Task to carry out:
All the data below goes into the copy word for word, but the pictures don't.

"""

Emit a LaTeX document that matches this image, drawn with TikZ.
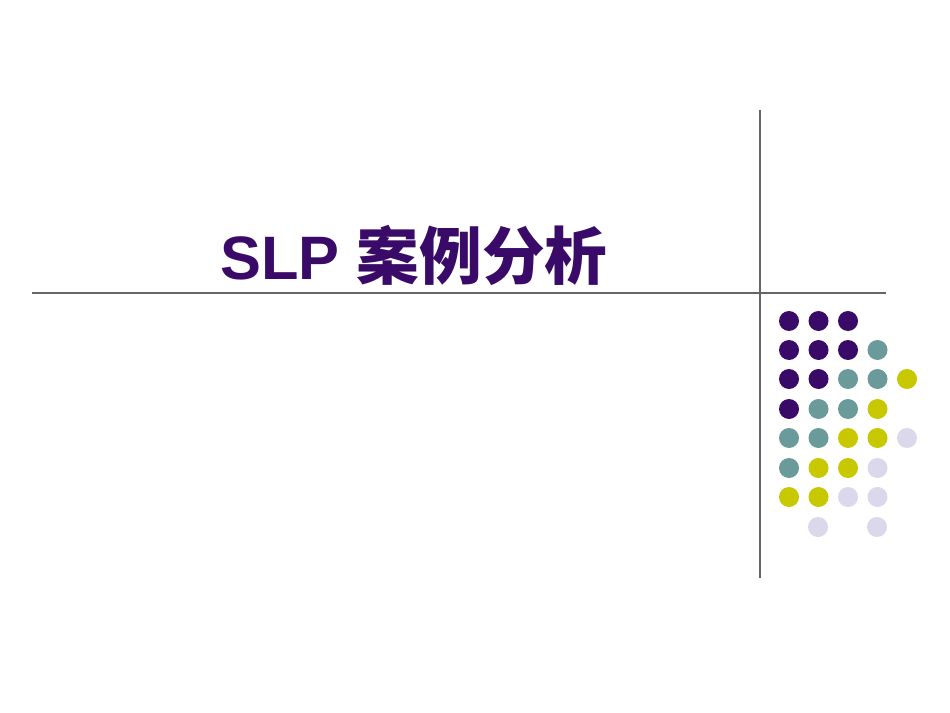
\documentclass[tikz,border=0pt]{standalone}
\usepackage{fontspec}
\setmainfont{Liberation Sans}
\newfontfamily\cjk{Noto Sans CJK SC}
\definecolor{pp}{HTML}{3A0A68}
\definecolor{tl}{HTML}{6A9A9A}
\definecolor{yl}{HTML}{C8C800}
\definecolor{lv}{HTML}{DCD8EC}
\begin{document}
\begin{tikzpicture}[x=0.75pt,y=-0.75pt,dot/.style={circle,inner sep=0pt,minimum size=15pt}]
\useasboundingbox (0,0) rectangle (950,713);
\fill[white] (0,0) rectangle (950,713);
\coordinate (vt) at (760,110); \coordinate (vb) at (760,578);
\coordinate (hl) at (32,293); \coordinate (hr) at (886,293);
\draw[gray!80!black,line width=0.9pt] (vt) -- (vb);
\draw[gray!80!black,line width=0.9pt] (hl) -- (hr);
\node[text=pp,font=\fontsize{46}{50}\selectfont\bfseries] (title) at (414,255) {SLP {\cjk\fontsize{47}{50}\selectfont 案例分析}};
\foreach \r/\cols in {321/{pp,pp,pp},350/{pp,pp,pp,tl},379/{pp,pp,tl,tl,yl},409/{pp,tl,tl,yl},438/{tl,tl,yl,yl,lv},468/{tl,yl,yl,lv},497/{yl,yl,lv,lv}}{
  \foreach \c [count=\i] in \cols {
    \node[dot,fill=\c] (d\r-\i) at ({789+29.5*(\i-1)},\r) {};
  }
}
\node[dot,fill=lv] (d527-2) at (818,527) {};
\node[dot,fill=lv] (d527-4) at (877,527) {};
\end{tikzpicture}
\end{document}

"""

The reply:
Emit a LaTeX document that matches this image, drawn with TikZ.
\documentclass[tikz,border=0pt]{standalone}
\usepackage{fontspec}
\setmainfont{Liberation Sans}
\newfontfamily\cjk{Noto Sans CJK SC}
\definecolor{pp}{HTML}{3A0A68}
\definecolor{tl}{HTML}{6A9A9A}
\definecolor{yl}{HTML}{C8C800}
\definecolor{lv}{HTML}{DCD8EC}
\begin{document}
\begin{tikzpicture}[x=0.75pt,y=-0.75pt,dot/.style={circle,inner sep=0pt,minimum size=15pt}]
\useasboundingbox (0,0) rectangle (950,713);
\fill[white] (0,0) rectangle (950,713);
\coordinate (vt) at (760,110); \coordinate (vb) at (760,578);
\coordinate (hl) at (32,293); \coordinate (hr) at (886,293);
\draw[gray!80!black,line width=0.9pt] (vt) -- (vb);
\draw[gray!80!black,line width=0.9pt] (hl) -- (hr);
\node[text=pp,font=\fontsize{46}{50}\selectfont\bfseries] (title) at (414,255) {SLP {\cjk\fontsize{47}{50}\selectfont 案例分析}};
\foreach \r/\cols in {321/{pp,pp,pp},350/{pp,pp,pp,tl},379/{pp,pp,tl,tl,yl},409/{pp,tl,tl,yl},438/{tl,tl,yl,yl,lv},468/{tl,yl,yl,lv},497/{yl,yl,lv,lv}}{
  \foreach \c [count=\i] in \cols {
    \node[dot,fill=\c] (d\r-\i) at ({789+29.5*(\i-1)},\r) {};
  }
}
\node[dot,fill=lv] (d527-2) at (818,527) {};
\node[dot,fill=lv] (d527-4) at (877,527) {};
\end{tikzpicture}
\end{document}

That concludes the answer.